Bien qu'il ait été reconnu qu'un élève lui avait manqué de respect, le Tribunal a conclu qu'il n'était ni abusif ni déraisonnable d’exiger son retour en classe après une suspension de 5 jours et son exclusion du cours de mathématiques depuis près de 2 mois. Il appartenait à la direction et non au travailleur d'établir la sanction appropriée. Ce faisant, l'employeur n'a pas abusé de ses droits de direction dans la gestion de cette situation.

Arseneault et Commission scolaire de la Jonquière : Réclamation acceptée

Le trouble de l'adaptation diagnostiqué chez une enseignante de français au niveau secondaire a été reconnu à titre de lésion professionnelle de nature psychologique.
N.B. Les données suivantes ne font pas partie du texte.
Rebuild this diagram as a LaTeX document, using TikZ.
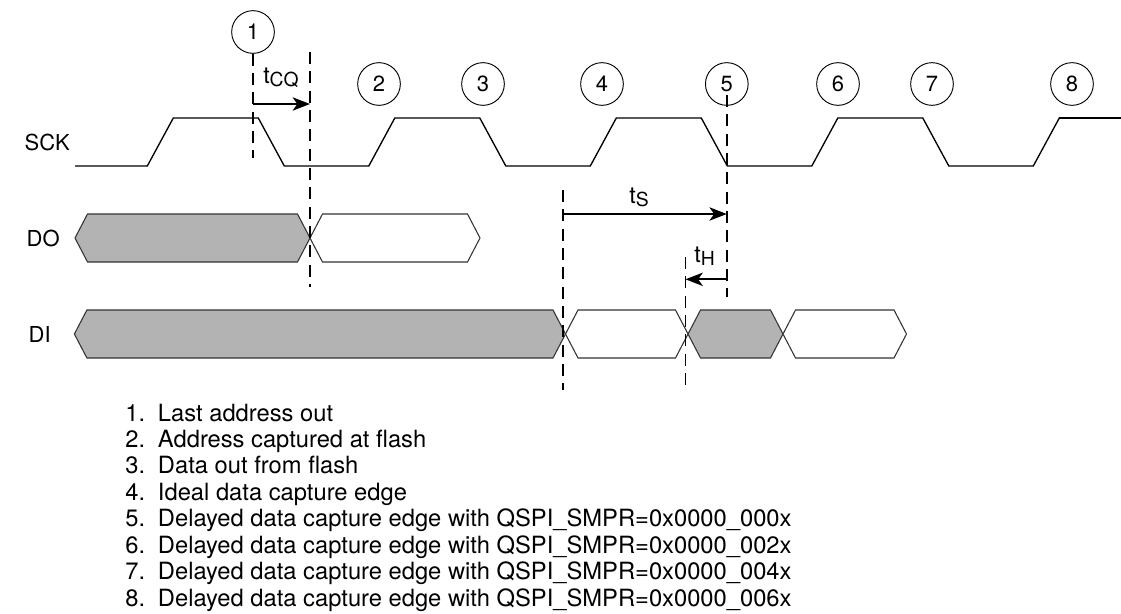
\documentclass[tikz,border=0pt]{standalone}
\usepackage{fontspec}
\setmainfont{TeX Gyre Heros}
\usetikzlibrary{arrows.meta}
\definecolor{busgray}{HTML}{B3B3B3}
\definecolor{busline}{HTML}{333333}
\tikzset{
  edgemark/.style={draw,circle,minimum size=32pt,inner sep=0pt,
                   line width=0.7pt,font=\fontsize{16.5}{18}\selectfont},
  sigline/.style={line width=1pt,line join=miter},
  markline/.style={line width=1.4pt,dash pattern=on 9pt off 5.5pt},
  timearrow/.style={-{Stealth[length=13pt,width=10pt,inset=3.5pt]},line width=1.4pt},
  siglabel/.style={anchor=west,font=\fontsize{16.5}{18}\selectfont},
  tlabel/.style={anchor=base,font=\fontsize{17.5}{20}\selectfont},
  note/.style={anchor=base west,font=\fontsize{17.8}{20}\selectfont},
}
\newcommand{\tsub}[1]{t\raisebox{-0.3ex}{\fontsize{14.5}{16}\selectfont #1}}
\newcommand{\busword}[4]{%
  \filldraw[fill=#4,draw=busline,line width=0.8pt]
    (#1,#3) -- ({#1+12.5},{#3-24}) -- ({#2-12.5},{#3-24}) -- (#2,#3)
    -- ({#2-12.5},{#3+24}) -- ({#1+12.5},{#3+24}) -- cycle;}

\begin{document}
\begin{tikzpicture}[x=0.75pt,y=-0.75pt]
  \useasboundingbox (0,0) rectangle (1121,614);
  % signal names
  \node[siglabel] (sck) at (20,142) {SCK};
  \node[siglabel] (do) at (22,238) {DO};
  \node[siglabel] (di) at (24,334) {DI};
  % clock
  \draw[sigline] (75,166)
    \foreach \k in {0,...,3}{
      -- ({147.3+221.5*\k},166) -- ({173.3+221.5*\k},118)
      -- ({258.3+221.5*\k},118) -- ({284.3+221.5*\k},166)}
    -- (1033.3,166) -- (1059.3,118) -- (1121,118);
  \draw[line width=1.6pt] (1059.3,118) -- (1121,118);
  % data words
  \foreach \a/\b/\f in {75/310/busgray,310/480/white}
    {\busword{\a}{\b}{238}{\f}}
  \foreach \a/\b/\f in {74.4/565.5/busgray,565.5/688/white,
                        688/783/busgray,783/906.5/white}
    {\busword{\a}{\b}{334}{\f}}
  % numbered edges
  \node[edgemark] (c1) at (253,32) {1};
  \foreach \n/\x in {2/379,3/483,4/602,5/726.8,6/838,7/932,8/1072}
    \node[edgemark] (c\n) at (\x,84) {\n};
  % marker lines
  \coordinate (q0) at (310,52);
  \coordinate (q1) at (310,287);
  \coordinate (e5a) at (726.8,95);
  \coordinate (e5b) at (726.8,297);
  \coordinate (sa) at (562.7,190);
  \coordinate (sb) at (562.7,390);
  \coordinate (ha) at (685.5,257);
  \coordinate (hb) at (685.5,390);
  \draw[markline] (c1.south) -- (c1.south |- 0,158);
  \draw[markline] (q0) -- (q1);
  \draw[markline] (e5a) -- (e5b);
  \draw[markline] (sa) -- (sb);
  \draw[markline] (ha) -- (hb);
  % timing arrows
  \coordinate (cq0) at (253,104);
  \coordinate (cq1) at (310,104);
  \coordinate (ts0) at (562.7,214);
  \coordinate (ts1) at (726.8,214);
  \coordinate (th0) at (726.8,279.3);
  \coordinate (th1) at (685.5,279.3);
  \draw[timearrow] (cq0) -- (cq1);
  \draw[timearrow] (ts0) -- (ts1);
  \draw[timearrow] (th0) -- (th1);
  \node[tlabel] (tcq) at (281,83) {\tsub{CQ}};
  \node[tlabel] (tsu) at (639,203) {\tsub{S}};
  \node[tlabel] (tho) at (704.5,262) {\tsub{H}};
  % legend
  \foreach \txt [count=\i] in {Last address out,Address captured at flash,
      Data out from flash,Ideal data capture edge,
      Delayed data capture edge with QSPI\_SMPR=0x0000\_000x,
      Delayed data capture edge with QSPI\_SMPR=0x0000\_002x,
      Delayed data capture edge with QSPI\_SMPR=0x0000\_004x,
      Delayed data capture edge with QSPI\_SMPR=0x0000\_006x}
    \node[note] (item\i) at (120.7,{421+26.45*(\i-1)}) {\i.\hskip9.6pt\txt};
\end{tikzpicture}
\end{document}
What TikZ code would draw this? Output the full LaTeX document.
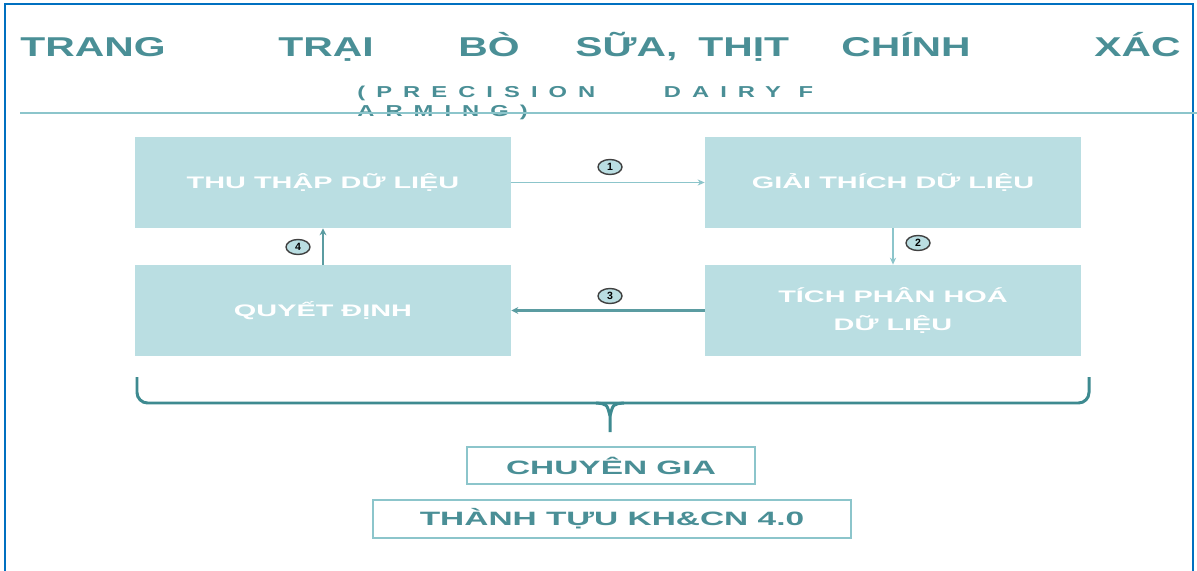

Le Tribunal a reconnu que les événements s'étant déroulés à la suite d'une rencontre d'évaluation, qui s'était avérée pour la première fois fortement défavorable, avaient débordé le cadre normal du travail, alors que la directrice avait eu un comportement inapproprié, notamment en ne lui laissant pas l’occasion de s’expliquer et en exigeant, 2 jours plus tard, qu'elle quitte l'établissement.

Arrondissement Plateau-Mont-Royal--Ville de Montréal et El Haouat : Réclamation acceptée

Le trouble de l’adaptation avec symptômes anxio-dépressifs d'un préposé aux travaux et à la propreté a été reconnu à titre de lésion professionnelle de nature psychologique.

Selon le Tribunal, des faits graves, précis et concordants permettaient d'inférer que le travailleur avait été victime d'un exercice déraisonnable des droits de la direction par son nouveau contremaître, notamment la différence de traitement sur le plan disciplinaire entre le travailleur et ses collègues depuis l'entrée en fonction du nouveau contremaître, des consignes nébuleuses, des avis d'infraction reposant sur des faits dont le nouveau contremaître n'avait pas eu personnellement connaissance et des démarches ciblées de l'employeur pour sanctionner le travailleur. Un tel contexte dépasse le conflit de personnalités.

Michaud et Centre de services scolaire des Monts-et-Marées: Réclamation refusée

Le trouble de l’adaptation d'une enseignante dans un centre d’éducation des adultes, qui avait appris qu'elle faisait l'objet d’une enquête en raison d’une plainte pour harcèlement psychologique, n'a pas été reconnu à titre de lésion professionnelle de nature psychologique.

Selon le Tribunal, le caractère traumatisant des faits allégués, qui sont notamment en lien avec l'attitude d'une collègue, du directeur et de l'employeur, a uniquement découlé de la perception de la travailleuse.

En effet, l’employeur a exercé convenablement son droit de direction dans les circonstances et compte tenu du comportement de la travailleuse. Il a procédé à l’enquête qui s’imposait et a imposé des mesures en conséquence du résultat en retirant son poste à la travailleuse, mais en lui offrant de travailler à titre de remplaçante dans d’autres écoles.

En outre, aucun élément de preuve n'a démontré que l'employeur avait agi de mauvaise foi ni de façon abusive, déraisonnable ou discriminatoire dans l’exercice de son droit de direction.

Conclusion

Par conséquent, il faut généralement exclure du champ d’une lésion professionnelle de nature psychologique les problèmes normaux de relations du travail, tels que les conflits interpersonnels ou administratifs, même s’ils peuvent influencer négativement l’état de santé d’un travailleur.

Il demeure toutefois que le nombre de lésions psychologiques ne fait qu'augmenter avec les années et que cela coûte cher, autant aux travailleurs qu'aux employeurs. La prise en charge des risques psychosociaux dans le milieu de travail par l'employeur est donc importante. À cet égard, la CNESST propose diverses ressources spécialisées en santé psychologique.